● **Description of the task**: Leave out any picture and return the remaining listing below exactly as given.

● **Dataset content**:
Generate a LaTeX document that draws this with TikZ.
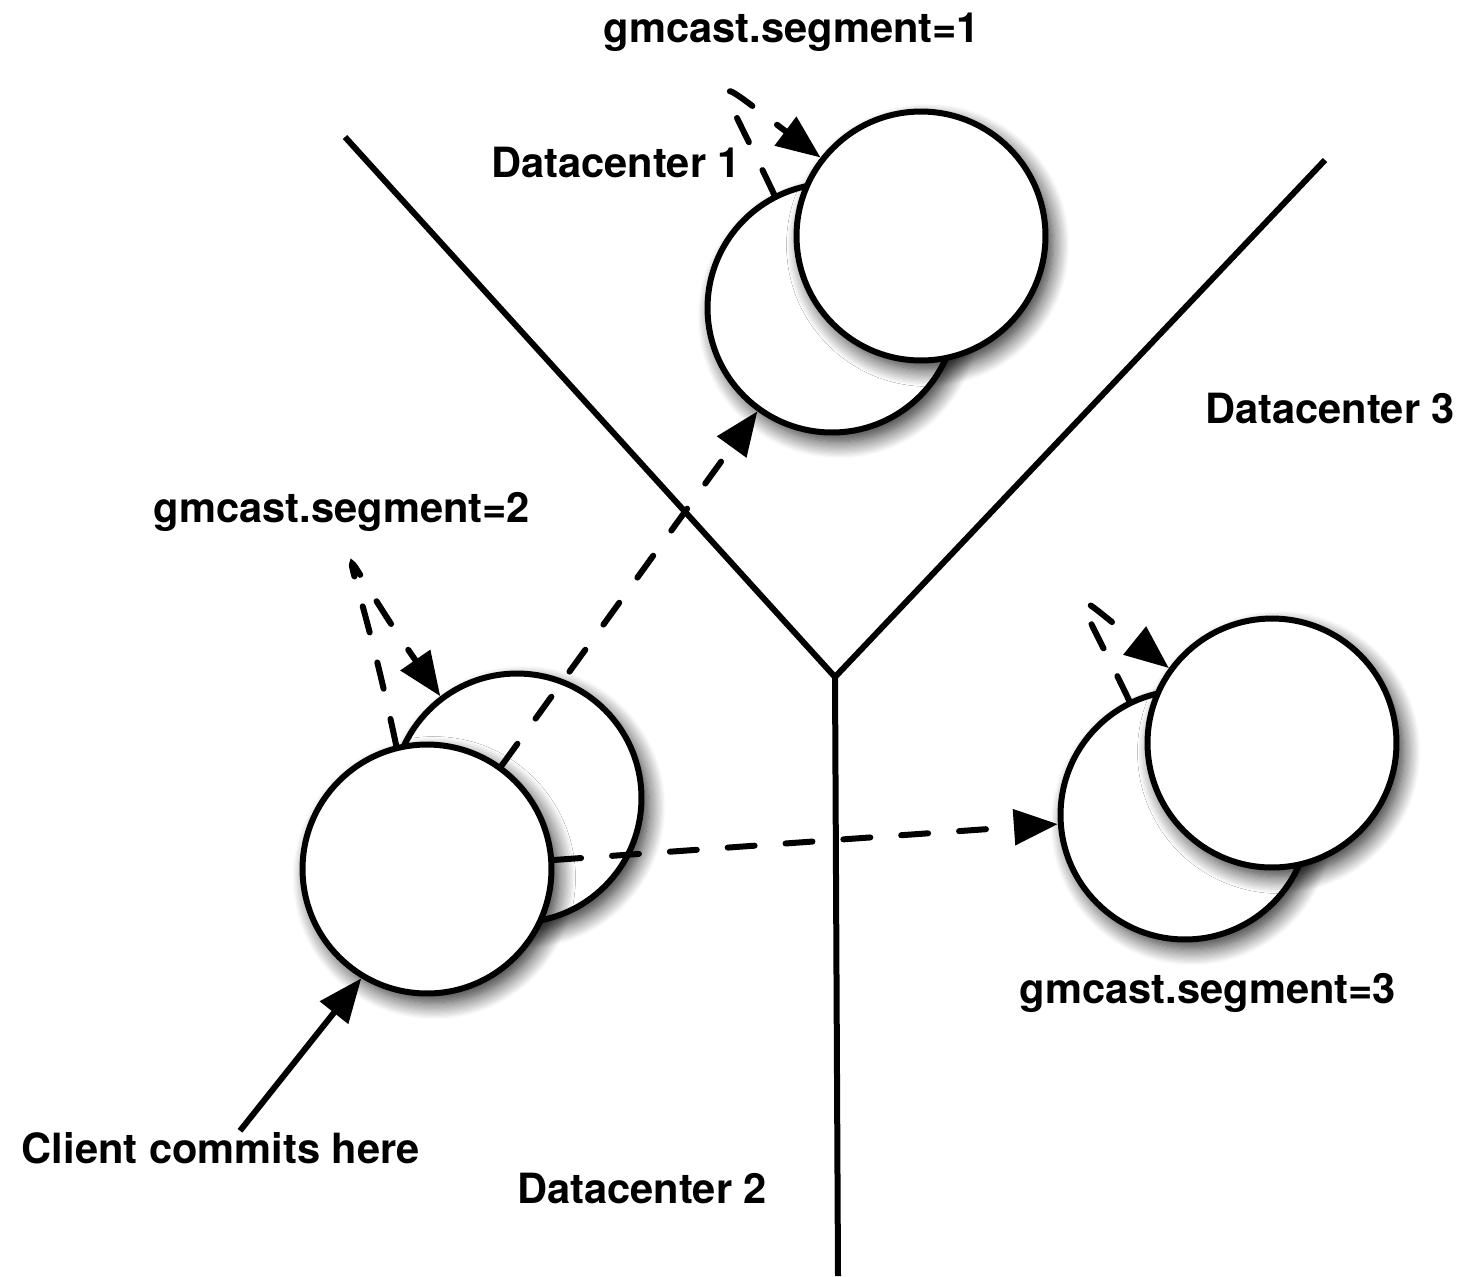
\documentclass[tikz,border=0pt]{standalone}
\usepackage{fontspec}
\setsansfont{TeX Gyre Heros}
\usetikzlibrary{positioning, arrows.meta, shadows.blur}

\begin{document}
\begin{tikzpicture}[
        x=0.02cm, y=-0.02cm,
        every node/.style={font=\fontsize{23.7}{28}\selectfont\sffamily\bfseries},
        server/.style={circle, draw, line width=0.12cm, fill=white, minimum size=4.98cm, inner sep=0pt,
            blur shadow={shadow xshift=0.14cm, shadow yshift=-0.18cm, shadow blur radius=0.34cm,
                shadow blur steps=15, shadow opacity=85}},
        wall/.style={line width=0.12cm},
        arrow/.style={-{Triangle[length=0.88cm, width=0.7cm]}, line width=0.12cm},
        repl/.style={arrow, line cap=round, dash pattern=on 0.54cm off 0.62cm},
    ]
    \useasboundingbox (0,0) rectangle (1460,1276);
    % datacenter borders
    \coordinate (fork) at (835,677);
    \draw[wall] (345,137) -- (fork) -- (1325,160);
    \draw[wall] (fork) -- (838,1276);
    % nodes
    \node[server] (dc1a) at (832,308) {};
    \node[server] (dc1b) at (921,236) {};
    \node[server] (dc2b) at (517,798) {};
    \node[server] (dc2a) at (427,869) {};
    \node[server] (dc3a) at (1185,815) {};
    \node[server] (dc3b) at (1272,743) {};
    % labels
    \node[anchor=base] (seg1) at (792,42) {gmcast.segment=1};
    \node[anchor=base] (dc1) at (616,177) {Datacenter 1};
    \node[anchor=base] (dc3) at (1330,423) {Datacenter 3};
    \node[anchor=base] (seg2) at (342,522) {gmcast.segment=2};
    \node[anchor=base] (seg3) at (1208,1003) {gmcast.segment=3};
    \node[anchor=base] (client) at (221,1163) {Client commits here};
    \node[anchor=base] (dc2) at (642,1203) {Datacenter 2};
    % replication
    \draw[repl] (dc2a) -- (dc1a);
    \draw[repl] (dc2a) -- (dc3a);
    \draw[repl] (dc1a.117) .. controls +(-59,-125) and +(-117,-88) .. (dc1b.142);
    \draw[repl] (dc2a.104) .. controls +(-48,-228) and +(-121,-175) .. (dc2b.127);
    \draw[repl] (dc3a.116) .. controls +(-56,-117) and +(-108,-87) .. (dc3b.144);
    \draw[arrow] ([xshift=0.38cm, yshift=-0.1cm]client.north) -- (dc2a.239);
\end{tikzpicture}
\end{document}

● **Reply to the task**:
Generate a LaTeX document that draws this with TikZ.
\documentclass[tikz,border=0pt]{standalone}
\usepackage{fontspec}
\setsansfont{TeX Gyre Heros}
\usetikzlibrary{positioning, arrows.meta, shadows.blur}

\begin{document}
\begin{tikzpicture}[
        x=0.02cm, y=-0.02cm,
        every node/.style={font=\fontsize{23.7}{28}\selectfont\sffamily\bfseries},
        server/.style={circle, draw, line width=0.12cm, fill=white, minimum size=4.98cm, inner sep=0pt,
            blur shadow={shadow xshift=0.14cm, shadow yshift=-0.18cm, shadow blur radius=0.34cm,
                shadow blur steps=15, shadow opacity=85}},
        wall/.style={line width=0.12cm},
        arrow/.style={-{Triangle[length=0.88cm, width=0.7cm]}, line width=0.12cm},
        repl/.style={arrow, line cap=round, dash pattern=on 0.54cm off 0.62cm},
    ]
    \useasboundingbox (0,0) rectangle (1460,1276);
    % datacenter borders
    \coordinate (fork) at (835,677);
    \draw[wall] (345,137) -- (fork) -- (1325,160);
    \draw[wall] (fork) -- (838,1276);
    % nodes
    \node[server] (dc1a) at (832,308) {};
    \node[server] (dc1b) at (921,236) {};
    \node[server] (dc2b) at (517,798) {};
    \node[server] (dc2a) at (427,869) {};
    \node[server] (dc3a) at (1185,815) {};
    \node[server] (dc3b) at (1272,743) {};
    % labels
    \node[anchor=base] (seg1) at (792,42) {gmcast.segment=1};
    \node[anchor=base] (dc1) at (616,177) {Datacenter 1};
    \node[anchor=base] (dc3) at (1330,423) {Datacenter 3};
    \node[anchor=base] (seg2) at (342,522) {gmcast.segment=2};
    \node[anchor=base] (seg3) at (1208,1003) {gmcast.segment=3};
    \node[anchor=base] (client) at (221,1163) {Client commits here};
    \node[anchor=base] (dc2) at (642,1203) {Datacenter 2};
    % replication
    \draw[repl] (dc2a) -- (dc1a);
    \draw[repl] (dc2a) -- (dc3a);
    \draw[repl] (dc1a.117) .. controls +(-59,-125) and +(-117,-88) .. (dc1b.142);
    \draw[repl] (dc2a.104) .. controls +(-48,-228) and +(-121,-175) .. (dc2b.127);
    \draw[repl] (dc3a.116) .. controls +(-56,-117) and +(-108,-87) .. (dc3b.144);
    \draw[arrow] ([xshift=0.38cm, yshift=-0.1cm]client.north) -- (dc2a.239);
\end{tikzpicture}
\end{document}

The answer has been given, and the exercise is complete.